It’s a whole different business now… The kids with beards have taken over.

This may just be Wilder’s strangest, most fascinating film. While Sunset Boulevard (also starring William Holden) examined a faded silent movie star, by 1978 the director found himself drifting out of focus. The studio system had broken up and a new generation of filmmakers were taking over – the “beards”, the Movie Brats: Coppola, Scorsese, Lucas and Spielberg. Wilder made a desperate (and failed) bid to reinstate the classical style, but he struggled to attract and secure financing, a situation surely made worse when Star Wars ruined cinema.

Fedora is also a barely concealed caricature of Marilyn Monroe, whom Wilder famously detested. In one telling quote he said,

She’s scared and unsure of herself. I found myself wishing that I were a psychoanalyst and she were my patient.

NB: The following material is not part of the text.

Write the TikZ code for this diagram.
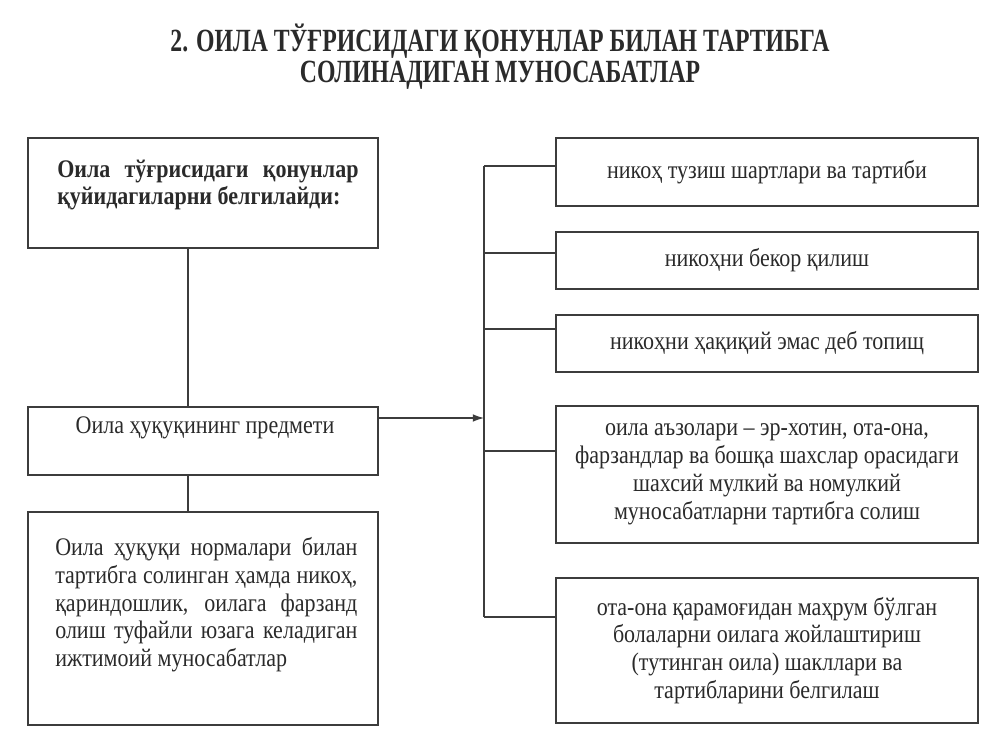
\documentclass[tikz,border=0pt]{standalone}
\usepackage{fontspec}
\setmainfont{Liberation Serif}[FakeStretch=0.87]
\newfontfamily\titlefont{Liberation Serif}[FakeStretch=0.735]
\usetikzlibrary{arrows.meta}
\definecolor{ink}{HTML}{2A2A2A}
\definecolor{frame}{HTML}{3C3C3C}

\begin{document}
\begin{tikzpicture}[x=0.025cm,y=-0.025cm,
  every node/.style={font=\fontsize{18}{19.8}\selectfont,color=ink,inner sep=0pt},
  box/.style={draw=frame,line width=0.9pt},
  lbox/.style={box,minimum width=8.75cm},
  rbox/.style={box,minimum width=10.55cm,align=center},
  title/.style={font=\titlefont\fontsize{23}{28}\selectfont\bfseries},
  wire/.style={draw=frame,line width=0.8pt}]
\useasboundingbox (0,0) rectangle (1000,750);
% sarlavha
\node[title] (sarlavha1) at (500,41) {2. ОИЛА ТЎҒРИСИДАГИ ҚОНУНЛАР БИЛАН ТАРТИБГА};
\node[title] (sarlavha2) at (500,75) {СОЛИНАДИГАН МУНОСАБАТЛАР};
% chap ustun
\node[lbox,minimum height=2.75cm] (qonun) at (203,193) {};
\node[anchor=north west,text width=7.53cm,align=justify,font=\fontsize{18}{19.2}\selectfont\bfseries] (qonunmatn) at (57,160)
  {Оила тўғрисидаги қонунлар\linebreak қуйидагиларни белгилайди:};
\node[lbox,minimum height=1.7cm] (predmet) at (203,441) {};
\node (predmetmatn) at (205,428) {Оила ҳуқуқининг предмети};
\node[lbox,minimum height=5.325cm] (munosabat) at (203,618.5) {};
\node[anchor=north west,text width=7.55cm,align=justify] (munosabatmatn) at (55,537)
  {Оила ҳуқуқи нормалари билан\linebreak тартибга солинган ҳамда никоҳ,\linebreak қариндошлик, оилага фарзанд\linebreak олиш туфайли юзага келадиган\linebreak ижтимоий муносабатлар};
% ong ustun
\node[rbox,minimum height=1.7cm] (nikoh) at (767,172) {никоҳ тузиш шартлари ва тартиби};
\node[rbox,minimum height=1.425cm] (bekor) at (767,260.5) {никоҳни бекор қилиш};
\node[rbox,minimum height=1.425cm] (haqiqiy) at (767,343.5) {никоҳни ҳақиқий эмас деб топищ};
\node[rbox,minimum height=3.425cm] (azolar) at (767,474.5)
  {оила аъзолари -- эр-хотин, ота-она,\\ фарзандлар ва бошқа шахслар орасидаги\\ шахсий мулкий ва номулкий\\ муносабатларни тартибга солиш};
\node[rbox,minimum height=3.625cm] (bolalar) at (767,650.5)
  {ота-она қарамоғидан маҳрум бўлган\\ болаларни оилага жойлаштириш\\ (тутинган оила) шакллари ва\\ тартибларини белгилаш};
% ulanishlar
\coordinate (spine) at (188,0);
\coordinate (shina) at (484,418);
\coordinate (b1) at (484,166);
\coordinate (b2) at (484,253);
\coordinate (b3) at (484,329);
\coordinate (b4) at (484,451);
\coordinate (b5) at (484,617);
\draw[wire] (qonun.south -| spine) -- (predmet.north -| spine);
\draw[wire] (predmet.south -| spine) -- (munosabat.north -| spine);
\draw[wire] (b1) -- (b5);
\draw[wire,-{Latex[length=8pt,width=5.5pt]}] (predmet.east |- shina) -- (shina);
\foreach \b/\n in {b1/nikoh,b2/bekor,b3/haqiqiy,b4/azolar,b5/bolalar}
  \draw[wire] (\b) -- (\b -| \n.west);
\end{tikzpicture}
\end{document}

It might be that I couldn’t have helped her, but she would have looked lovely on a couch.

And while The Lost Weekend was modelled on Raymond Chandler’s alcoholism, as a warning to him, in this case the intervention was 18 years too late, nearly two decades after Whitey Snyder applied Monroe’s make-up one last time.

As a film, it is clunky, uneven and sour, but it is also Wilder’s Vertigo – a psychoanalytic maze that demands to be seen again, studied. And, for all that he epitomised classical Hollywood and he for his part relied on it, it is brutally honest of the whole system, on a literal and psychic level. No wonder audiences didn’t take to it – they didn’t want to see the curtains torn down.